Why We Are Consulting

The council wants to do as much as it can to prevent people in Leicester from developing social care needs. This means trying to help people stay independent and in good health, both physically and mentally.

The council’s Adult Social Care department funds several prevention services that are provided by the voluntary sector. Many of these services are aimed at people who are not necessarily eligible for statutory social care services, but who could avoid or delay developing needs if provided with the right kind of support. 

However, Adult Social Care now has to make some very difficult decisions about future funding. This is because of the rising cost of providing adult social care, caused by rising needs and the wider financial pressures on the council as a result of large reductions in funding from central government.

We cannot carry on spending at the same levels on these services because we have to find the resources to pay for rising needs and costs of people who have significant needs. We have to fulfil our legal obligations to ensure that those people get the statutory support they need.

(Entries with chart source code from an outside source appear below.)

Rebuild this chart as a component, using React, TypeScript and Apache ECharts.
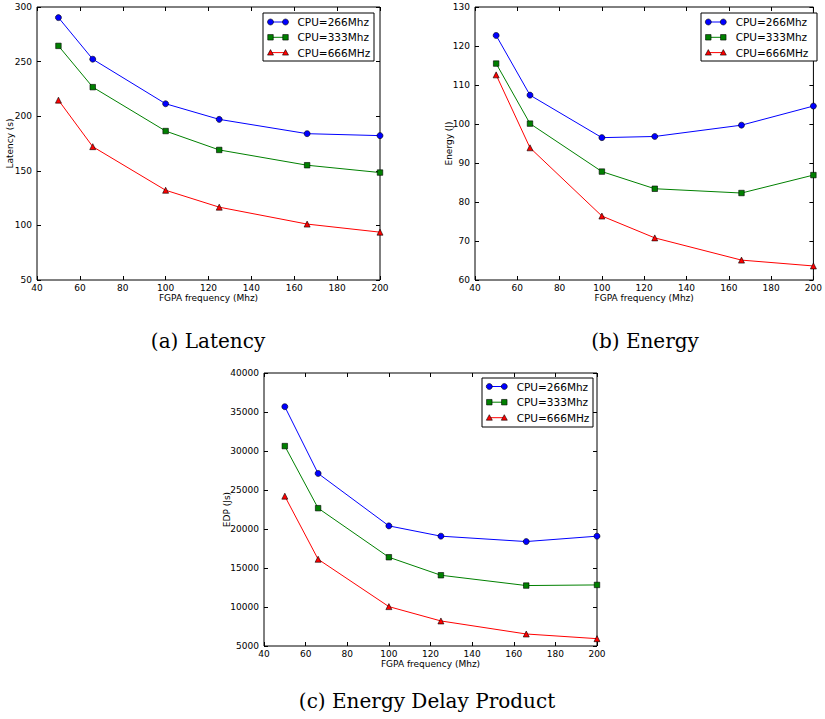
import React, { useEffect, useRef } from "react";
import * as echarts from "echarts";

const freqs = [50, 66, 100, 125, 166, 200];
const seriesNames = ["CPU=266Mhz", "CPU=333Mhz", "CPU=666MHz"];

const latency266 = [290.3, 252.2, 211.4, 197.1, 184.0, 182.2];
const latency333 = [264.4, 226.6, 186.4, 169.1, 155.1, 148.4];
const latency666 = [214.7, 172.1, 132.2, 116.7, 101.2, 93.8];

const energy266 = [122.7, 107.4, 96.5, 96.8, 99.7, 104.6];
const energy333 = [115.5, 100.1, 87.8, 83.4, 82.3, 86.9];
const energy666 = [112.6, 93.9, 76.4, 70.8, 65.1, 63.6];

const edp266 = [35680, 27120, 20400, 19080, 18390, 19080];
const edp333 = [30630, 22670, 16380, 14070, 12750, 12830];
const edp666 = [24210, 16120, 10050, 8210, 6540, 5940];

const xTicks = { min: 40, max: 200, interval: 20 };
const yLatency = { min: 50, max: 300, interval: 50 };
const yEnergy = { min: 60, max: 130, interval: 10 };
const yEdp = { min: 5000, max: 40000, interval: 5000 };

const xName = "FGPA frequency (Mhz)";
const yNames = ["Latency (s)", "Energy (J)", "EDP (Js)"];
const captions = ["(a) Latency", "(b) Energy", "(c) Energy Delay Product"];

const colors = ["#0000ff", "#008000", "#ff0000"];
const symbols = ["circle", "rect", "triangle"];

const SANS = "DejaVu Sans";

export default function App() {
  const ref = useRef<HTMLDivElement>(null);
  useEffect(() => {
    document.body.style.margin = "0";
    if (!ref.current) return;
    const chart = echarts.init(ref.current, undefined, { renderer: "svg" });

    const grids = [
      { left: 37, top: 7, width: 343, height: 273 },
      { left: 475, top: 7, width: 343, height: 273 },
      { left: 264, top: 373, width: 333, height: 273 },
    ];
    const yRanges = [yLatency, yEnergy, yEdp];
    const yGaps = [22.5, 22, 33];
    const data = [
      [latency266, latency333, latency666],
      [energy266, energy333, energy666],
      [edp266, edp333, edp666],
    ];

    const tickStyle = { show: true, inside: true, length: 4, lineStyle: { color: "#000", width: 1 } };
    const labelStyle = { color: "#000", fontFamily: SANS, fontSize: 9, formatter: (v: number) => String(v) };

    const xAxis: any[] = [];
    const yAxis: any[] = [];
    grids.forEach((_, i) => {
      xAxis.push({
        type: "value",
        gridIndex: i,
        ...xTicks,
        position: "bottom",
        name: xName,
        nameLocation: "middle",
        nameGap: 13,
        nameMoveOverlap: false,
        nameTextStyle: { color: "#000", fontFamily: SANS, fontSize: 9 },
        axisLine: { show: false },
        axisTick: tickStyle,
        axisLabel: { ...labelStyle, margin: 3 },
        splitLine: { show: false },
      });
      yAxis.push({
        type: "value",
        gridIndex: i,
        ...yRanges[i],
        position: "left",
        name: yNames[i],
        nameLocation: "middle",
        nameGap: yGaps[i],
        nameMoveOverlap: false,
        nameTextStyle: { color: "#000", fontFamily: SANS, fontSize: 9 },
        axisLine: { show: false },
        axisTick: tickStyle,
        axisLabel: { ...labelStyle, margin: 5 },
        splitLine: { show: false },
      });
    });
    grids.forEach((_, i) => {
      xAxis.push({
        type: "value",
        gridIndex: i,
        ...xTicks,
        position: "top",
        axisLine: { show: false },
        axisTick: tickStyle,
        axisLabel: { show: false },
        splitLine: { show: false },
      });
      yAxis.push({
        type: "value",
        gridIndex: i,
        ...yRanges[i],
        position: "right",
        axisLine: { show: false },
        axisTick: tickStyle,
        axisLabel: { show: false },
        splitLine: { show: false },
      });
    });

    const series: any[] = [];
    data.forEach((group, gi) => {
      group.forEach((vals, si) => {
        series.push({
          type: "line",
          name: seriesNames[si],
          xAxisIndex: gi,
          yAxisIndex: gi,
          data: freqs.map((f, k) => [f, vals[k]]),
          symbol: symbols[si],
          symbolSize: si === 1 ? 5.5 : 6,
          showAllSymbol: true,
          lineStyle: { color: colors[si], width: 1 },
          itemStyle: { color: colors[si], borderColor: "#000", borderWidth: 0.6 },
          z: 3 + si,
        });
      });
    });

    const legends = [
      { x: 263, y: 13, w: 111, h: 48, m1: 270.5, m2: 285.5, tx: 297.5, rows: [22, 37.3, 52.6] },
      { x: 701, y: 13, w: 116, h: 48, m1: 708.3, m2: 723.3, tx: 735.7, rows: [22, 37.3, 52.6] },
      { x: 482, y: 378, w: 111, h: 49, m1: 489.3, m2: 504.3, tx: 516.7, rows: [386.5, 402.2, 417.7] },
    ];
    const markerEl = (si: number, cx: number, cy: number) => {
      const style = { fill: colors[si], stroke: "#000", lineWidth: 0.6 };
      if (si === 0) return { type: "circle", shape: { cx, cy, r: 3 }, style, z: 102 };
      if (si === 1) return { type: "rect", shape: { x: cx - 2.75, y: cy - 2.75, width: 5.5, height: 5.5 }, style, z: 102 };
      return {
        type: "polygon",
        shape: { points: [[cx, cy - 3], [cx + 3, cy + 2.5], [cx - 3, cy + 2.5]] },
        style,
        z: 102,
      };
    };
    const graphic: any[] = [];
    legends.forEach((lg) => {
      graphic.push({
        type: "rect",
        shape: { x: lg.x, y: lg.y, width: lg.w, height: lg.h },
        style: { fill: "#fff", stroke: "#000", lineWidth: 1 },
        z: 100,
      });
      lg.rows.forEach((ry, si) => {
        graphic.push({
          type: "line",
          shape: { x1: lg.m1, y1: ry, x2: lg.m2, y2: ry },
          style: { stroke: colors[si], lineWidth: 1 },
          z: 101,
        });
        graphic.push(markerEl(si, lg.m1, ry));
        graphic.push(markerEl(si, lg.m2, ry));
        graphic.push({
          type: "text",
          x: lg.tx,
          y: ry,
          style: {
            text: seriesNames[si],
            fill: "#000",
            font: `10.5px '${SANS}'`,
            textAlign: "left",
            textVerticalAlign: "middle",
          },
          z: 102,
        });
      });
    });
    const capPos = [
      [208, 341],
      [645, 341],
      [427, 701],
    ];
    captions.forEach((c, i) => {
      graphic.push({
        type: "text",
        x: capPos[i][0],
        y: capPos[i][1],
        style: {
          text: c,
          fill: "#000",
          font: "20px 'DejaVu Serif'",
          textAlign: "center",
          textVerticalAlign: "middle",
        },
      });
    });

    chart.setOption({
      animation: false,
      backgroundColor: "#fff",
      grid: grids.map((g) => ({ ...g, show: true, borderColor: "#000", borderWidth: 1, backgroundColor: "transparent" })),
      xAxis,
      yAxis,
      series,
      graphic,
    });
    return () => chart.dispose();
  }, []);
  return <div ref={ref} style={{ width: 825, height: 719 }} />;
}
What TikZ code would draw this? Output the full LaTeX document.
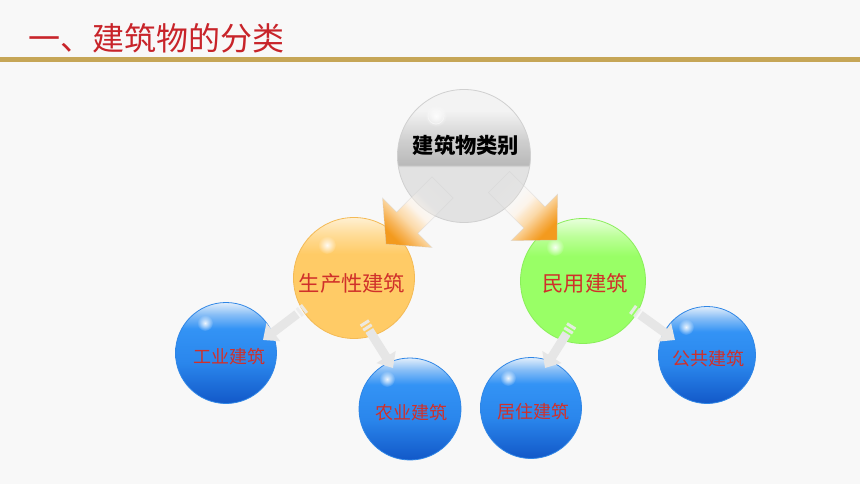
\documentclass[tikz,border=0pt]{standalone}
\usepackage{fontspec}
\newfontfamily\cjk{Noto Sans CJK SC}
\usetikzlibrary{arrows.meta,calc,fadings,shadings}
\definecolor{bgc}{HTML}{F8F8F8}
\definecolor{titlered}{HTML}{C8242A}
\definecolor{lblred}{HTML}{D0302A}
\definecolor{goldc}{HTML}{C6A657}
\definecolor{connc}{HTML}{E6E6E6}
% arrow colours
\definecolor{arA}{HTML}{F39A1E}
\definecolor{arB}{HTML}{F7B55A}
\definecolor{arC}{HTML}{FBD9A8}
\definecolor{arD}{HTML}{FEF3E6}
% blue ball
\definecolor{blB}{HTML}{1258C8}
\definecolor{blM}{HTML}{2A86EC}
\definecolor{blM2}{HTML}{3393F5}
\definecolor{blL}{HTML}{86BDF6}
\definecolor{blT}{HTML}{E2EEFB}
\definecolor{blrim}{HTML}{2F86E6}
% yellow ball
\definecolor{yeB}{HTML}{FFCB66}
\definecolor{yeL}{HTML}{FFDC98}
\definecolor{yeT}{HTML}{FFF0D2}
\definecolor{yerim}{HTML}{F4BA55}
% green ball
\definecolor{grB}{HTML}{99FF66}
\definecolor{grL}{HTML}{BDFF9A}
\definecolor{grT}{HTML}{E8FFDC}
\definecolor{grrim}{HTML}{8AEE5A}
% gray ball
\definecolor{gyB}{HTML}{E2E2E2}
\definecolor{gyD}{HTML}{B9B9B9}
\definecolor{gyM}{HTML}{CFCFCF}
\definecolor{gyT}{HTML}{F3F3F3}
\definecolor{gyrim}{HTML}{D0D0D0}
\pgfdeclareverticalshading{blueball}{100bp}{color(0bp)=(blB); color(25bp)=(blB); color(45bp)=(blM); color(62bp)=(blM2); color(69bp)=(blL); color(75bp)=(blT); color(100bp)=(blT)}
\pgfdeclareverticalshading{yellowball}{100bp}{color(0bp)=(yeB); color(25bp)=(yeB); color(60bp)=(yeB); color(68bp)=(yeL); color(75bp)=(yeT); color(100bp)=(yeT)}
\pgfdeclareverticalshading{greenball}{100bp}{color(0bp)=(grB); color(25bp)=(grB); color(60bp)=(grB); color(68bp)=(grL); color(75bp)=(grT); color(100bp)=(grT)}
\pgfdeclareverticalshading{grayball}{100bp}{color(0bp)=(gyB); color(25bp)=(gyB); color(46bp)=(gyB); color(46.6bp)=(gyD); color(56bp)=(gyM); color(67bp)=(gyT); color(75bp)=(gyT); color(100bp)=(gyT)}
\pgfdeclareverticalshading{arrowshade}{100bp}{color(0bp)=(arA); color(25bp)=(arA); color(32bp)=(arB); color(40bp)=(arC); color(50bp)=(arD); color(75bp)=(white); color(100bp)=(white)}
\pgfdeclareverticalshading{arrowfadeshade}{100bp}{color(0bp)=(white); color(25bp)=(white); color(46bp)=(white); color(54bp)=(white!45!black); color(60bp)=(white!8!black); color(75bp)=(black); color(100bp)=(black)}
\pgfdeclarefading{arrowfade}{\pgfuseshading{arrowfadeshade}}
\tikzfading[name=glowfade, inner color=transparent!10, outer color=transparent!100]
\tikzset{
  ball/.style={circle, inner sep=0pt, shade, line width=0.8pt},
  blueb/.style={ball, shading=blueball, draw=blrim, minimum size=#1},
  lbl/.style={inner sep=0pt, text=lblred, font=\cjk\fontsize{18}{20}\selectfont},
  biglbl/.style={inner sep=0pt, text=lblred, font=\cjk\fontsize{21.3}{24}\selectfont},
  stripe/.style={draw=white!85!gray, line width=10pt, opacity=0.9},
  conn/.style={draw=connc, line width=9pt, -{Triangle[width=22pt,length=13pt]}},
  bigarrow/.style={draw=black!18, draw opacity=0.5, line width=0.5pt},
  glow/.style={fill=white, path fading=glowfade}
}
\begin{document}
\begin{tikzpicture}[x=1pt,y=-1pt]
\fill[bgc] (0,0) rectangle (860,484);
\useasboundingbox (0,0) rectangle (860,484);
% title
\node[anchor=west, inner sep=0pt, text=titlered, font=\cjk\fontsize{32}{36}\selectfont] (title) at (28,38) {一、建筑物的分类};
\fill[goldc] (0,57) rectangle (860,62);
% spheres
\node[ball, shading=grayball, draw=gyrim, minimum size=133pt] (top) at (464,156) {};
\node[ball, shading=yellowball, draw=yerim, minimum size=121pt] (prod) at (354,278) {};
\node[ball, shading=greenball, draw=grrim, minimum size=125pt] (civil) at (583,281) {};
\node[blueb=101pt] (gongye) at (226,353) {};
\node[blueb=102pt] (nongye) at (410,409) {};
\node[blueb=101pt] (juzhu) at (531,408) {};
\node[blueb=97pt] (gonggong) at (707,355) {};
% highlights
\fill[glow] ($(top.center)+(-28,-40)$) circle (11);
\draw[white!92!gray, line width=0.8pt] ($(top.center)+(-28,-40)$) circle (8);
\fill[glow] ($(prod.center)+(-27,-33)$) circle (9);
\fill[glow] ($(civil.center)+(-28,-34)$) circle (9);
\fill[glow] ($(gongye.center)+(-21,-30)$) circle (8);
\fill[glow] ($(nongye.center)+(-23,-30)$) circle (8);
\fill[glow] ($(juzhu.center)+(-23,-30)$) circle (8);
\fill[glow] ($(gonggong.center)+(-21,-28)$) circle (8);
% big block arrows
\path[shading=arrowshade, shading angle=-45, path fading=arrowfade, fading angle=-45]
  (432,176.8) -- (396.6,212.2) -- (382.5,198.1) -- (386,244) -- (431.9,247.5) -- (417.8,233.4) -- (453.2,198) -- cycle;
\path[shading=arrowshade, shading angle=45, path fading=arrowfade, fading angle=45]
  (509.6,171.4) -- (545,206.8) -- (557.7,194.1) -- (557,240) -- (511.1,240.7) -- (523.8,228) -- (488.4,192.6) -- cycle;
\draw[bigarrow] (432,176.8) -- (396.6,212.2) -- (382.5,198.1) -- (386,244) -- (431.9,247.5) -- (417.8,233.4) -- (453.2,198) -- cycle;
\draw[bigarrow] (509.6,171.4) -- (545,206.8) -- (557.7,194.1) -- (557,240) -- (511.1,240.7) -- (523.8,228) -- (488.4,192.6) -- cycle;
% small connectors
\coordinate (s1) at (305,308); \coordinate (t1) at (263,340);
\coordinate (s2) at (364,322); \coordinate (t2) at (393,368);
\coordinate (s3) at (572,325); \coordinate (t3) at (545,368);
\coordinate (s4) at (632,309); \coordinate (t4) at (675,340);
\foreach \i in {1,2,3,4}{
  \draw[stripe] (s\i) -- ($(s\i)!3pt!(t\i)$);
  \draw[stripe] ($(s\i)!5pt!(t\i)$) -- ($(s\i)!8pt!(t\i)$);
  \draw[conn] ($(s\i)!10pt!(t\i)$) -- (t\i);
}
% labels
\node[inner sep=0pt, text=black, font=\cjk\bfseries\fontsize{21.3}{24}\selectfont] (toplbl) at (466,145) {建筑物类别};
\node[biglbl] (prodlbl) at (352,283) {生产性建筑};
\node[biglbl] (civillbl) at (585,283) {民用建筑};
\node[lbl] (gylbl) at (229,357) {工业建筑};
\node[lbl] (nylbl) at (411,413) {农业建筑};
\node[lbl] (jzlbl) at (533,412) {居住建筑};
\node[lbl] (gglbl) at (708.5,359) {公共建筑};
\end{tikzpicture}
\end{document}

As a result, Adult Social Care is undertaking a review of a number of services they purchase from the voluntary sector. This review is intended to focus our spend on those with the highest risk of developing social care needs and achieve the savings that are needed.

One of the services included in the review is visual and dual sensory impairment support services.

What Happens Next

We will provide feedback on the findings here. It is intended that final decisions will be made in August 2018.